Flip Putthoff
NWA Democrat-Gazette
Some visit Logan Springs Preserve for the flowers. Others migrate to the 210-acre nature oasis for things with wings.
Of the six visitors exploring the preserve together on an early June morning, half were most interested in wildlife that flies. Joe Neal and Pat Bodishbaugh, both of Fayetteville, focused binoculars toward bird song and feathers. Neal writes books and articles about birds and birding. Bodishbaugh frequently travels far to find one particular bird or another.
David Oakley of Springdale is more grounded. He’s a walking dragonfly and damselfly field guide with camera and field glasses focused on dew-kissed grasses searching for the winged insects. Dragonflies thrive in wetlands at Logan Springs Preserve, situated east of Siloam Springs or south of Highfill in west Benton County.
Neither birders nor insect seekers left disappointed after a three-hour mostly level walk through the tract’s fields and forests.
Visitors are welcome at the public tract that has been open less than a year. It’s out in the country, with a street address of 15300 Osage Hill Road, Siloam Springs. The Nature Conservancy manages Logan Springs.






Much of Logan Springs Preserve was a commercial fish hatchery where minnows were raised in a patchwork of ponds. Levees that created the ponds are now flat trails that crisscross the property.
Kim Dutton and Brigette Coleman-Williams, both with The Nature Conservancy, joined the morning explorers. A centerpiece of the preserve is a clear and cold spring that flows at 5 million gallons per day, Dutton noted.
An oxbow lake that is next to Osage Creek is one of the few natural lakes in Northwest Arkansas, she said. Lakes such as Beaver, Lake Fayetteville and others are reservoirs created by building a dam. A short trail leads to a dock that floats on the oxbow.

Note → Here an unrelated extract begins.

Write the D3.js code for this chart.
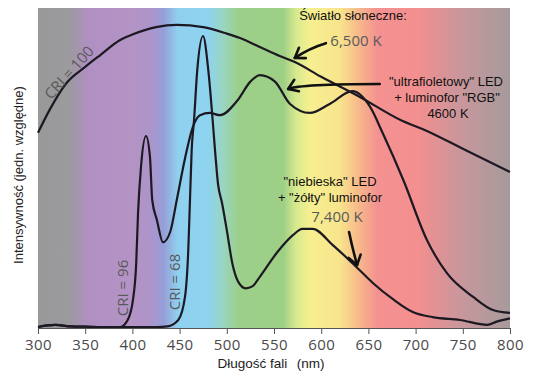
<!DOCTYPE html>
<html><head><meta charset="utf-8">
<script src="https://cdn.jsdelivr.net/npm/d3@7"></script>
<style>body{margin:0;background:#fff}svg{display:block}</style>
</head><body>
<svg id="c" width="533" height="375"></svg>
<script>
// ---------- data ----------
const xTicks = [300,350,400,450,500,550,600,650,700,750,800];

// Sunlight (CRI = 100)
const sunWl  = [300,312,330,350,366,387,400,425,447,475,500,514,535,556,572,600,641,684,712,750,800];
const sunVal = [0.61,0.68,0.765,0.816,0.853,0.90,0.917,0.94,0.947,0.94,0.92,0.906,0.878,0.85,0.831,0.785,0.722,0.65,0.616,0.56,0.4875];

// "ultrafioletowy" LED + RGB phosphor (CRI = 96)
const uvWl  = [300,310,318,325,335,350,370,387,395,400.6,404,406,409,414.4,418.6,421,426,432.4,440,447,455.7,464,471.6,482,493,511,525,535,551,567,588,609,633,652,665,687,712,733,761,782,800];
const uvVal = [0.003,0.008,0.01,0.008,0.005,0.004,0.003,0.003,0.025,0.088,0.2,0.36,0.5,0.60,0.535,0.40,0.337,0.268,0.30,0.40,0.53,0.628,0.665,0.672,0.665,0.71,0.77,0.79,0.77,0.70,0.672,0.70,0.74,0.69,0.61,0.4625,0.275,0.172,0.097,0.056,0.047];

// "niebieska" LED + yellow phosphor (CRI = 68)
const blueWl  = [300,310,318,325,335,350,370,387,400,426,437,448.6,455.7,459.2,461,462.8,465.3,468.7,474.8,480.4,485,487.5,490.7,495,500,506,512,520,527,535,553,570,580,591,612,634,655,676,697,718,747,776,786,800];
const blueVal = [0.003,0.008,0.01,0.008,0.005,0.004,0.003,0.003,0.003,0.003,0.005,0.025,0.097,0.244,0.40,0.556,0.65,0.806,0.9125,0.806,0.65,0.556,0.45,0.39,0.306,0.2,0.145,0.124,0.13,0.16,0.235,0.29,0.31,0.31,0.26,0.20,0.14,0.09,0.05,0.034,0.025,0.01,0.02,0.03];

// background spectrum
const bgWl  = [300,333,353,400,418,433,448,480,495,513,560,573,588,620,640,660,702,750,800];
const bgCol = ['#999999','#9b9a9e','#b08fc2','#b493c5','#ad94c9','#969ed8','#8fd0ef','#8ed4f0','#99d5c4','#9ccf8a','#9dcf85','#d6e98e','#f6ef90','#f8e48c','#f7b88b','#f49191','#f38f8f','#c7979c','#a69a9c'];

// ---------- layout ----------
const svg = d3.select('#c');
const x = d3.scaleLinear().domain([300,800]).range([38,510]);
const y = d3.scaleLinear().domain([0,1]).range([328,8]);

const defs = svg.append('defs');
const grad = defs.append('linearGradient').attr('id','spec')
  .attr('gradientUnits','userSpaceOnUse')
  .attr('x1',x(300)).attr('x2',x(800)).attr('y1',0).attr('y2',0);
bgWl.forEach((w,i)=>grad.append('stop').attr('offset',(w-300)/500).attr('stop-color',bgCol[i]));

svg.append('rect').attr('x',x(300)).attr('y',y(1)).attr('width',x(800)-x(300)).attr('height',y(0)-y(1)).attr('fill','url(#spec)');

// curves
const line = d3.line().x(d=>x(d[0])).y(d=>y(d[1])).curve(d3.curveMonotoneX);
const series = [d3.zip(sunWl,sunVal), d3.zip(uvWl,uvVal), d3.zip(blueWl,blueVal)];
svg.append('g').selectAll('path').data(series).join('path')
  .attr('d',line).attr('fill','none').attr('stroke','#1d1923').attr('stroke-width',2.2)
  .attr('stroke-linejoin','round');

// axis
const ax = svg.append('g').attr('transform',`translate(0,${y(0)})`)
  .call(d3.axisBottom(x).tickValues(xTicks).tickSize(6).tickPadding(5).tickSizeOuter(0));
ax.select('.domain').attr('stroke','#555');
ax.selectAll('.tick line').attr('stroke','#555');
ax.selectAll('.tick text').attr('fill','#4a4a4a').attr('font-family','Open Sans').attr('font-size',15).attr('letter-spacing','0.4px');

svg.append('text').attr('x',271).attr('y',368).attr('text-anchor','middle')
  .attr('font-family','Liberation Sans').attr('font-size',13.5).attr('fill','#222')
  .text('Długość fali\u2002\u2009(nm)');
svg.append('text').attr('transform','translate(23,175) rotate(-90)').attr('text-anchor','middle')
  .attr('font-family','Liberation Sans').attr('font-size',13).attr('fill','#222')
  .text('Intensywność (jedn. względne)');

// CRI labels
const gray = '#5a5a5a';
function lab(t, tx, ty, rot){
  svg.append('text').attr('transform',`translate(${tx},${ty}) rotate(${rot})`)
    .attr('text-anchor','middle').attr('font-family','Open Sans').attr('font-size',15)
    .attr('fill',gray).text(t);
}
lab('CRI = 100', 73, 76, -48);
lab('CRI = 96', 127.5, 288, -90);
lab('CRI = 68', 180, 282, -90);

// annotations
function txt(t, tx, ty, col, fs, fam){
  svg.append('text').attr('x',tx).attr('y',ty).attr('text-anchor','middle')
    .attr('font-family',fam).attr('font-size',fs).attr('fill',col).text(t);
}
txt('Światło słoneczne:', 353, 20, '#111', 13, 'Liberation Sans');
txt('6,500 K', 356, 46, gray, 15, 'Open Sans');
txt('"ultrafioletowy" LED', 446, 86, '#111', 13, 'Liberation Sans');
txt('+ luminofor "RGB"', 447, 102, '#111', 13, 'Liberation Sans');
txt('4600 K', 448, 118, '#111', 13, 'Liberation Sans');
txt('"niebieska" LED', 330, 186, '#111', 13, 'Liberation Sans');
txt('+ "żółty" luminofor', 330, 202, '#111', 13, 'Liberation Sans');
txt('7,400 K', 337, 222, gray, 15, 'Open Sans');

// arrows: [fromWl, fromVal, ctrlWl, ctrlVal, toWl, toVal]
const arrows = [
  [605,0.89, 588,0.875, 572,0.844],
  [662,0.7625, 578,0.7625, 565,0.747],
  [629.5,0.30, 633,0.25, 638,0.197]
];
arrows.forEach(a=>{
  const p0=[x(a[0]),y(a[1])], c=[x(a[2]),y(a[3])], p1=[x(a[4]),y(a[5])];
  svg.append('path').attr('d',`M${p0}Q${c} ${p1}`).attr('fill','none')
    .attr('stroke','#111').attr('stroke-width',2.6).attr('stroke-linecap','round');
  const ang = Math.atan2(c[1]-p1[1], c[0]-p1[0]);
  const L=11, sp=0.6;
  const b1=[p1[0]+L*Math.cos(ang+sp), p1[1]+L*Math.sin(ang+sp)];
  const b2=[p1[0]+L*Math.cos(ang-sp), p1[1]+L*Math.sin(ang-sp)];
  svg.append('path').attr('d',`M${b1}L${p1}L${b2}`).attr('fill','none')
    .attr('stroke','#111').attr('stroke-width',2.6).attr('stroke-linecap','round').attr('stroke-linejoin','round');
});
</script>
</body></html>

A highlight of the morning was Neal’s unbridled excitement when he spotted a yellow-crowned night heron hunting crawdads in a lowland of moist soil. You’d think Neal had spotted an ivory-billed woodpecker, or maybe Elvis, with his tachometer of glee at red-line level.
The yellow-crowned night heron is scarce in Northwest Arkansas, Neal said, but is seen in areas with a healthy population of crawdads — because that’s all they eat. Prothonotary warblers with bright yellow feathers thrilled the gaggle of explorers. Eyeballs followed the flight of these small songbirds that flitted from tree to tree.
By the end of the three-hour walk, Oakley’s camera was filled with pictures of his favorite insects, including a banded pennant dragonfly that had just emerged as an adult from its larval stage. This dragonfly was a cooperative photo subject. It never moved while resting on a blade of grass at the edge of a pond. After emerging, the big insect was drying its spotted wings before taking flight, Oakley explained.
Visitors to Logan Springs Preserve see natural wonders from the ground to the treetops.